Imagine an American father-a widower-deciding that he wants to move himself and his 6-year-old son to Cuba. Should the U.S. government permit it?
Many strong arguments could be raised against the father’s decision. Cuba is a communist dictatorship where Fidel Castro’s word is law. His Marxist philosophy squelches the most basic freedoms. Criticizing the government can land a Cuban in big trouble. Marxist economics prevent Cuba from becoming the western Hong Kong it would become if economic freedom, meaning property rights, were permitted. People’s economic conditions are reduced to primitivism because markets are not permitted to operate free of the heavy hand of Castro’s commissars.
But all that said, does any one really think that the U.S. government should stop this father from taking his son to Cuba? Presumably, we Americans wouldn’t want the government to stop a father from taking his son to France or Austria or Ghana or Russia. These and other countries have varying degrees of government intervention in the lives of families and in their economies. But I can’t imagine anyone petitioning the government to stop such a move. Americans should be uncomfortable with the idea that the government ought to determine a father’s custody on the basis of his political philosophy, however flawed it is.
I submit that the situation of Juan Miguel Gonzalez and his son Elian is no different from the one described above. True, Elian’s mother tried to bring her son to the United States. True, Elian has relatives in Miami. But Elian’s mother died, and his father-who by all accounts is a loving father who shared custody and spent more time with Elian in Cuba than his mother-is alive. And his father wants him back.
Now I know that Castro no more respects the sanctity of the family than he respects property rights. (The U.S. government and state governments could learn a few things about the sanctity of the family too.) But again, this fact, as far as the U.S. government is concerned, cannot trump the father’s legitimate claim to custody of his son. American authorities must not turn such questions into a matter of political correctness. That’s exactly what would happen if recognition of a father’s custody were contingent on his having the proper political views.
Opportunism has been rampant on both sides of the controversy. The shameless parading of the little boy on television implies that the Miami Cuban exiles are more interested in scoring points against Castro than in protecting the welfare of Elian. There are indications that early in this episode, Elian’s great uncle was coordinating the boy’s return with Juan Miguel Gonzalez. The effort was scuttled both by Castro’s and the Miami Cubans’ efforts to make political hay. That is tragic.
But most supporters of Elian’s return are equally hypocritical. What would Reps. Maxine Waters, Jose Serrano, and Sheila Jackson Lee have said about a Chilean boy whose father wanted him returned to Pinochet-ruled Chile? The question answers itself.
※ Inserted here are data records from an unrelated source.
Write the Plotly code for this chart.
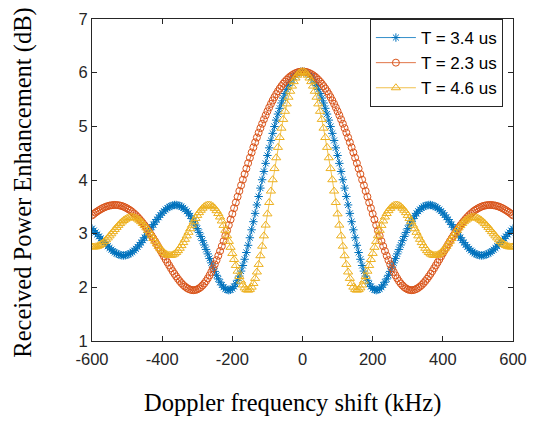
import plotly.graph_objects as go

# Doppler frequency shift grid (kHz), 5 kHz spacing
freq_khz = [
    -600, -595, -590, -585, -580, -575, -570, -565, -560, -555,
    -550, -545, -540, -535, -530, -525, -520, -515, -510, -505,
    -500, -495, -490, -485, -480, -475, -470, -465, -460, -455,
    -450, -445, -440, -435, -430, -425, -420, -415, -410, -405,
    -400, -395, -390, -385, -380, -375, -370, -365, -360, -355,
    -350, -345, -340, -335, -330, -325, -320, -315, -310, -305,
    -300, -295, -290, -285, -280, -275, -270, -265, -260, -255,
    -250, -245, -240, -235, -230, -225, -220, -215, -210, -205,
    -200, -195, -190, -185, -180, -175, -170, -165, -160, -155,
    -150, -145, -140, -135, -130, -125, -120, -115, -110, -105,
    -100, -95, -90, -85, -80, -75, -70, -65, -60, -55,
    -50, -45, -40, -35, -30, -25, -20, -15, -10, -5,
    0,
    5, 10, 15, 20, 25, 30, 35, 40, 45, 50,
    55, 60, 65, 70, 75, 80, 85, 90, 95, 100,
    105, 110, 115, 120, 125, 130, 135, 140, 145, 150,
    155, 160, 165, 170, 175, 180, 185, 190, 195, 200,
    205, 210, 215, 220, 225, 230, 235, 240, 245, 250,
    255, 260, 265, 270, 275, 280, 285, 290, 295, 300,
    305, 310, 315, 320, 325, 330, 335, 340, 345, 350,
    355, 360, 365, 370, 375, 380, 385, 390, 395, 400,
    405, 410, 415, 420, 425, 430, 435, 440, 445, 450,
    455, 460, 465, 470, 475, 480, 485, 490, 495, 500,
    505, 510, 515, 520, 525, 530, 535, 540, 545, 550,
    555, 560, 565, 570, 575, 580, 585, 590, 595, 600,
]

# Received power enhancement (dB), T = 3.4 us
gain_t34 = [
    3.094, 3.059, 3.023, 2.986, 2.949, 2.911, 2.873, 2.836, 2.799, 2.765,
    2.732, 2.702, 2.675, 2.651, 2.631, 2.615, 2.603, 2.596, 2.594, 2.597,
    2.605, 2.618, 2.636, 2.659, 2.686, 2.718, 2.753, 2.792, 2.834, 2.878,
    2.925, 2.973, 3.022, 3.071, 3.121, 3.169, 3.217, 3.263, 3.306, 3.347,
    3.385, 3.420, 3.450, 3.477, 3.498, 3.515, 3.527, 3.534, 3.535, 3.530,
    3.519, 3.503, 3.481, 3.452, 3.418, 3.378, 3.332, 3.280, 3.223, 3.161,
    3.094, 3.023, 2.948, 2.870, 2.789, 2.706, 2.623, 2.539, 2.456, 2.375,
    2.297, 2.224, 2.156, 2.096, 2.044, 2.002, 1.971, 1.953, 1.947, 1.955,
    1.977, 2.014, 2.065, 2.131, 2.210, 2.303, 2.407, 2.523, 2.649, 2.783,
    2.924, 3.072, 3.223, 3.378, 3.535, 3.692, 3.849, 4.005, 4.159, 4.310,
    4.457, 4.599, 4.737, 4.869, 4.996, 5.116, 5.229, 5.336, 5.435, 5.527,
    5.612, 5.689, 5.758, 5.819, 5.872, 5.918, 5.955, 5.983, 6.004, 6.016,
    6.021,
    6.016, 6.004, 5.983, 5.955, 5.918, 5.872, 5.819, 5.758, 5.689, 5.612,
    5.527, 5.435, 5.336, 5.229, 5.116, 4.996, 4.869, 4.737, 4.599, 4.457,
    4.310, 4.159, 4.005, 3.849, 3.692, 3.535, 3.378, 3.223, 3.072, 2.924,
    2.783, 2.649, 2.523, 2.407, 2.303, 2.210, 2.131, 2.065, 2.014, 1.977,
    1.955, 1.947, 1.953, 1.971, 2.002, 2.044, 2.096, 2.156, 2.224, 2.297,
    2.375, 2.456, 2.539, 2.623, 2.706, 2.789, 2.870, 2.948, 3.023, 3.094,
    3.161, 3.223, 3.280, 3.332, 3.378, 3.418, 3.452, 3.481, 3.503, 3.519,
    3.530, 3.535, 3.534, 3.527, 3.515, 3.498, 3.477, 3.450, 3.420, 3.385,
    3.347, 3.306, 3.263, 3.217, 3.169, 3.121, 3.071, 3.022, 2.973, 2.925,
    2.878, 2.834, 2.792, 2.753, 2.718, 2.686, 2.659, 2.636, 2.618, 2.605,
    2.597, 2.594, 2.596, 2.603, 2.615, 2.631, 2.651, 2.675, 2.702, 2.732,
    2.765, 2.799, 2.836, 2.873, 2.911, 2.949, 2.986, 3.023, 3.059, 3.094,
]

# Received power enhancement (dB), T = 2.3 us
gain_t23 = [
    3.340, 3.367, 3.392, 3.415, 3.436, 3.456, 3.474, 3.489, 3.503, 3.514,
    3.523, 3.529, 3.533, 3.535, 3.534, 3.530, 3.524, 3.515, 3.503, 3.488,
    3.471, 3.451, 3.429, 3.403, 3.375, 3.345, 3.311, 3.275, 3.237, 3.197,
    3.154, 3.109, 3.062, 3.013, 2.962, 2.910, 2.856, 2.801, 2.746, 2.689,
    2.632, 2.576, 2.519, 2.463, 2.408, 2.354, 2.301, 2.251, 2.203, 2.158,
    2.116, 2.078, 2.044, 2.015, 1.990, 1.971, 1.957, 1.949, 1.947, 1.951,
    1.962, 1.980, 2.004, 2.035, 2.072, 2.116, 2.166, 2.223, 2.286, 2.354,
    2.427, 2.506, 2.589, 2.676, 2.767, 2.861, 2.959, 3.058, 3.160, 3.264,
    3.369, 3.475, 3.581, 3.688, 3.794, 3.900, 4.005, 4.110, 4.213, 4.314,
    4.414, 4.512, 4.608, 4.701, 4.792, 4.881, 4.966, 5.049, 5.129, 5.206,
    5.280, 5.351, 5.418, 5.482, 5.543, 5.600, 5.654, 5.704, 5.750, 5.793,
    5.833, 5.868, 5.900, 5.928, 5.953, 5.973, 5.990, 6.004, 6.013, 6.019,
    6.021,
    6.019, 6.013, 6.004, 5.990, 5.973, 5.953, 5.928, 5.900, 5.868, 5.833,
    5.793, 5.750, 5.704, 5.654, 5.600, 5.543, 5.482, 5.418, 5.351, 5.280,
    5.206, 5.129, 5.049, 4.966, 4.881, 4.792, 4.701, 4.608, 4.512, 4.414,
    4.314, 4.213, 4.110, 4.005, 3.900, 3.794, 3.688, 3.581, 3.475, 3.369,
    3.264, 3.160, 3.058, 2.959, 2.861, 2.767, 2.676, 2.589, 2.506, 2.427,
    2.354, 2.286, 2.223, 2.166, 2.116, 2.072, 2.035, 2.004, 1.980, 1.962,
    1.951, 1.947, 1.949, 1.957, 1.971, 1.990, 2.015, 2.044, 2.078, 2.116,
    2.158, 2.203, 2.251, 2.301, 2.354, 2.408, 2.463, 2.519, 2.576, 2.632,
    2.689, 2.746, 2.801, 2.856, 2.910, 2.962, 3.013, 3.062, 3.109, 3.154,
    3.197, 3.237, 3.275, 3.311, 3.345, 3.375, 3.403, 3.429, 3.451, 3.471,
    3.488, 3.503, 3.515, 3.524, 3.530, 3.534, 3.535, 3.533, 3.529, 3.523,
    3.514, 3.503, 3.489, 3.474, 3.456, 3.436, 3.415, 3.392, 3.367, 3.340,
]

# Received power enhancement (dB), T = 4.6 us
gain_t46 = [
    2.753, 2.751, 2.755, 2.764, 2.779, 2.799, 2.824, 2.853, 2.885, 2.921,
    2.959, 2.998, 3.038, 3.078, 3.117, 3.154, 3.188, 3.219, 3.246, 3.269,
    3.287, 3.300, 3.307, 3.308, 3.302, 3.291, 3.274, 3.251, 3.223, 3.189,
    3.150, 3.108, 3.061, 3.013, 2.962, 2.911, 2.860, 2.810, 2.763, 2.719,
    2.681, 2.649, 2.623, 2.605, 2.596, 2.595, 2.604, 2.622, 2.649, 2.684,
    2.728, 2.778, 2.834, 2.895, 2.959, 3.025, 3.092, 3.158, 3.222, 3.284,
    3.340, 3.392, 3.436, 3.474, 3.503, 3.523, 3.533, 3.534, 3.524, 3.503,
    3.471, 3.429, 3.375, 3.311, 3.237, 3.154, 3.062, 2.962, 2.856, 2.746,
    2.632, 2.519, 2.408, 2.301, 2.203, 2.116, 2.044, 1.990, 1.957, 1.947,
    1.962, 2.004, 2.072, 2.166, 2.286, 2.427, 2.589, 2.767, 2.959, 3.160,
    3.369, 3.581, 3.794, 4.005, 4.213, 4.414, 4.608, 4.792, 4.966, 5.129,
    5.280, 5.418, 5.543, 5.654, 5.750, 5.833, 5.900, 5.953, 5.990, 6.013,
    6.021,
    6.013, 5.990, 5.953, 5.900, 5.833, 5.750, 5.654, 5.543, 5.418, 5.280,
    5.129, 4.966, 4.792, 4.608, 4.414, 4.213, 4.005, 3.794, 3.581, 3.369,
    3.160, 2.959, 2.767, 2.589, 2.427, 2.286, 2.166, 2.072, 2.004, 1.962,
    1.947, 1.957, 1.990, 2.044, 2.116, 2.203, 2.301, 2.408, 2.519, 2.632,
    2.746, 2.856, 2.962, 3.062, 3.154, 3.237, 3.311, 3.375, 3.429, 3.471,
    3.503, 3.524, 3.534, 3.533, 3.523, 3.503, 3.474, 3.436, 3.392, 3.340,
    3.284, 3.222, 3.158, 3.092, 3.025, 2.959, 2.895, 2.834, 2.778, 2.728,
    2.684, 2.649, 2.622, 2.604, 2.595, 2.596, 2.605, 2.623, 2.649, 2.681,
    2.719, 2.763, 2.810, 2.860, 2.911, 2.962, 3.013, 3.061, 3.108, 3.150,
    3.189, 3.223, 3.251, 3.274, 3.291, 3.302, 3.308, 3.307, 3.300, 3.287,
    3.269, 3.246, 3.219, 3.188, 3.154, 3.117, 3.078, 3.038, 2.998, 2.959,
    2.921, 2.885, 2.853, 2.824, 2.799, 2.779, 2.764, 2.755, 2.751, 2.753,
]

series = [
    ("T = 3.4 us", gain_t34, "#0072BD", "asterisk-open", 7),
    ("T = 2.3 us", gain_t23, "#D95319", "circle-open", 7),
    ("T = 4.6 us", gain_t46, "#EDB120", "triangle-up-open", 8),
]

x_ticks = [-600, -400, -200, 0, 200, 400, 600]
x_tick_text = ["-600", "-400", "-200", "0", "200", "400", "600"]
y_ticks = [1, 2, 3, 4, 5, 6, 7]

AXIS_COLOR = "#262626"
SANS = "Liberation Sans, Arial, sans-serif"
SERIF = "Liberation Serif, Times New Roman, serif"

fig = go.Figure()
for name, values, color, symbol, size in series:
    fig.add_trace(go.Scatter(
        x=freq_khz, y=values, name=name, mode="lines+markers",
        line=dict(color=color, width=0.8),
        marker=dict(symbol=symbol, size=size, color=color,
                    line=dict(color=color, width=1)),
    ))

axis_common = dict(
    showline=True, linecolor=AXIS_COLOR, linewidth=1, mirror="ticks",
    ticks="inside", ticklen=5, tickwidth=1, tickcolor=AXIS_COLOR,
    showgrid=False, zeroline=False,
    tickfont=dict(family=SANS, size=16.5, color=AXIS_COLOR),
)

fig.update_layout(
    width=539, height=423,
    margin=dict(l=92, r=26, t=10, b=82),
    paper_bgcolor="white", plot_bgcolor="white",
    showlegend=True,
    legend=dict(
        x=0.976, y=1.0, xanchor="right", yanchor="top",
        bgcolor="white", bordercolor=AXIS_COLOR, borderwidth=1,
        font=dict(family=SANS, size=17, color="black"),
        itemwidth=40, tracegroupgap=0,
    ),
    xaxis=dict(range=[-600, 600], tickvals=x_ticks, ticktext=x_tick_text,
               ticklabelstandoff=3, **axis_common),
    yaxis=dict(range=[1, 7], tickvals=y_ticks, **axis_common),
    annotations=[
        dict(text="Doppler frequency shift (kHz)", xref="paper", yref="paper",
             x=0.477, y=-0.193, xanchor="center", yanchor="middle", showarrow=False,
             font=dict(family=SERIF, size=24.5, color="black")),
        dict(text="Received Power Enhancement (dB)", xref="paper", yref="paper",
             x=-0.166, y=0.492, xanchor="center", yanchor="middle", showarrow=False,
             textangle=-90,
             font=dict(family=SERIF, size=24.5, color="black")),
    ],
)

fig.write_html("out.html")
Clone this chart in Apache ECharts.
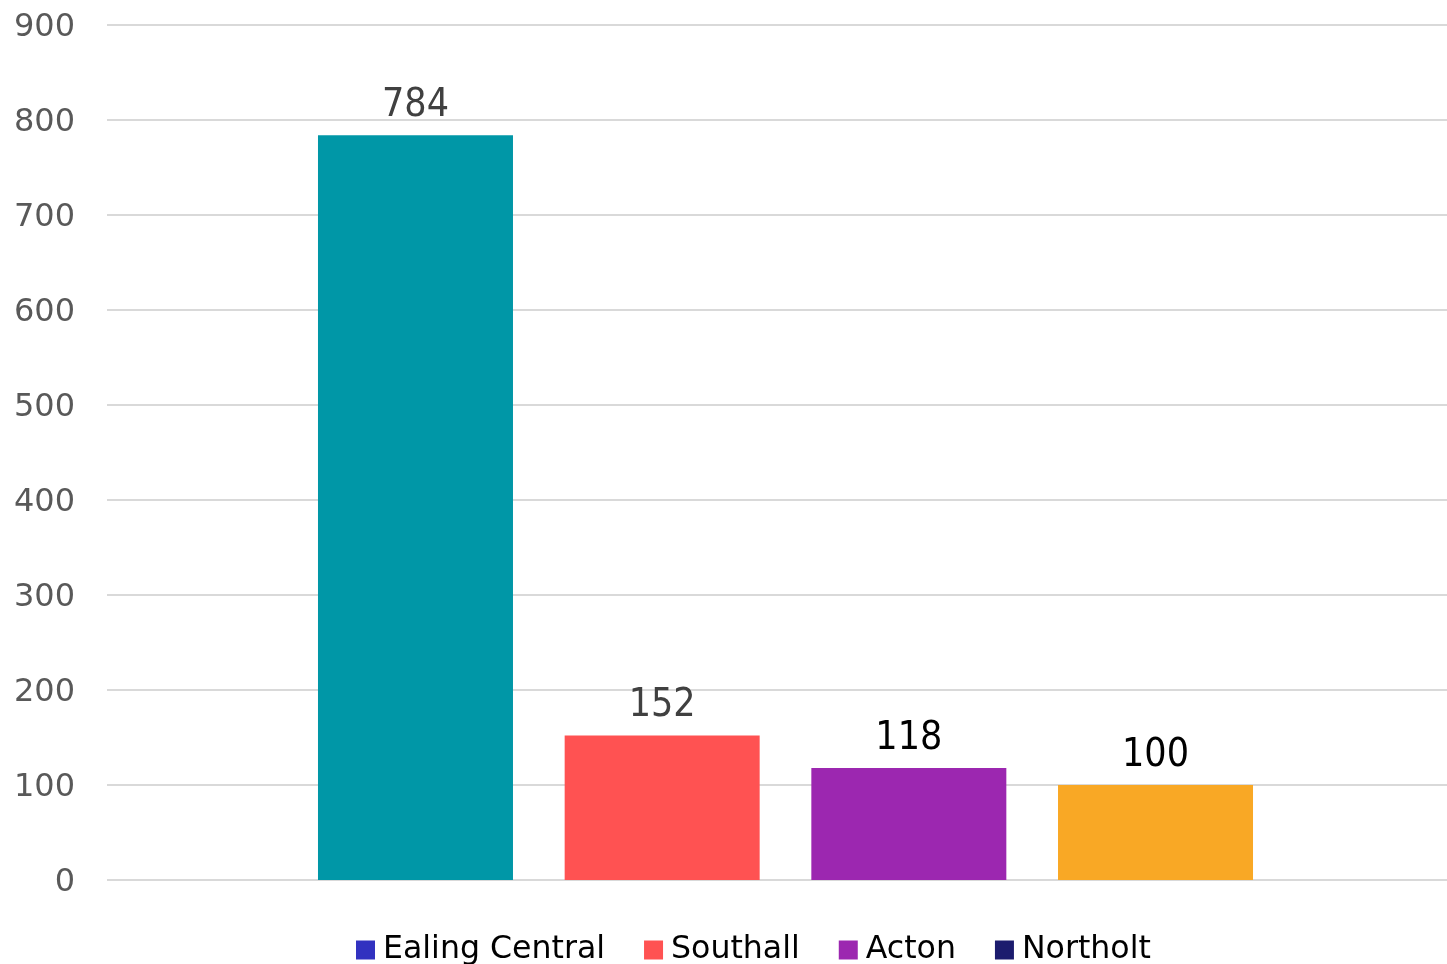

One senses that objectivity is the last thing on people’s minds these days. Advancing narrow political agendas takes precedence. This is a poison that will have increasingly unfortunate consequences.
Let’s make no mistake about it: Elian’s childhood in Castro’s Cuba will be one long propaganda seminar aimed at indoctrinating him in the “virtues” of communism. (I resist pushing too hard the parallel of government schools in America indoctrinating our children in the “virtues” of the bureaucratic impositions we misleadingly call “democracy.”) He will live in a poverty born of government control of people’s peaceful and productive economic activities. One bright spot is Castro’s advancing age. Time is on Elian’s side.
It is past time that we drop the subjectivism and sentimentality and begin to look at Cuba with clear eyes. It’s a nasty dictatorship. But it’s one the United States has inadvertently kept in power with its mistaken policy of economic sanctions. That policy has not only given Castro an excuse for socialism’s failings, it has also prevented the nonmaterial exchanges that always accompany commercial trade. Routine contact with American traders would have effectively communicated to Cubans at all levels what they were missing, thanks to communism. Early and frequent contact with capitalism might have consigned Castro to the landfill he so richly deserves.
The policy toward Cuba should be laissez faire. End the sanctions. Let the Gonzalezes go.